When Tony Blair became prime minister in May 1997, he had a landslide majority, an approval rating of 93 per cent, and he went on to become Labour’s longest-serving premier. At his last PMQs he got a standing ovation in the chamber of the House of Commons. How things have changed. Nowadays all we hear about is the accusations of lies, hubris and money-making business deals.
But is this disillusionment justified? To assess the record of this extraordinary politician, Intelligence Squared staged Tony Blair on Trial. Levelling the charges against him was Tom Bower, the investigative journalist who is about to publish his most explosive book yet: Broken Vows: Tony Blair and the Tragedy of Power. Bower admits that he shared the hope and excitement that millions felt when Blair took office promising a New Labour programme of modernisation and reform. But that general optimism was swept away by the controversy over the Afghanistan and Iraq invasions, and the ‘dodgy’ dossiers about Saddam Hussein’s weapons of mass destruction. The spin didn’t stop there, Bower argued. Blair’s claims to have improved Britain’s schools, hospitals and welfare services all came under his forensic spotlight. As for Blair’s record since leaving office, how is it, he will ask, that the man who risked his government to destroy Slobodan Milosevic and Saddam Hussein has earned a fortune advising leaders of highly dubious regimes?
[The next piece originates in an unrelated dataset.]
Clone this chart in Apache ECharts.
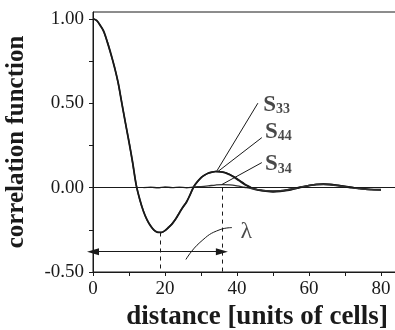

All this is a travesty, according to David Aaronovitch, award-winning columnist on the Times, who defended Tony Blair in our event. The problem, as Aaronovitch sees it, is that the political classes hate Blair. The Left have never forgiven him for proving them wrong and the Right have never forgiven him for defeating them. But in the country at large, Blair’s legacy is overwhelmingly impressive. Take education. Teaching standards were raised, and flagship programmes such as the academies and Teach First, which fast-tracks bright graduates into London’s toughest schools, were instigated and later embraced by the Coalition. Childcare was provided for millions of working parents for the first time. The same thing happened on health. Without Blair’s NHS reforms it is hard to know how the system would have coped. The minimum wage, equal rights for gay people, a Welsh Assembly, a Scottish Parliament, a London mayor – many of these initiatives were controversial when first proposed but are now part of the political consensus. As for military intervention, Aaronovitch pointed to the success stories of Kosovo and Sierra Leone, and argued that the current crisis in the Middle East is more the result of the West’s refusal to act than any failure of Blair’s.
As Labour’s warring tribes – the Blairites and Corbynites – threaten to tear the party apart, there is no better time to examine the legacy of the man who reinvented Labour and triumphed in three general elections, but who is now one of this country’s most controversial figures. As they slugged it out, Bower and Aaronovitch called upon their specially chosen expert witnesses to bolster their case.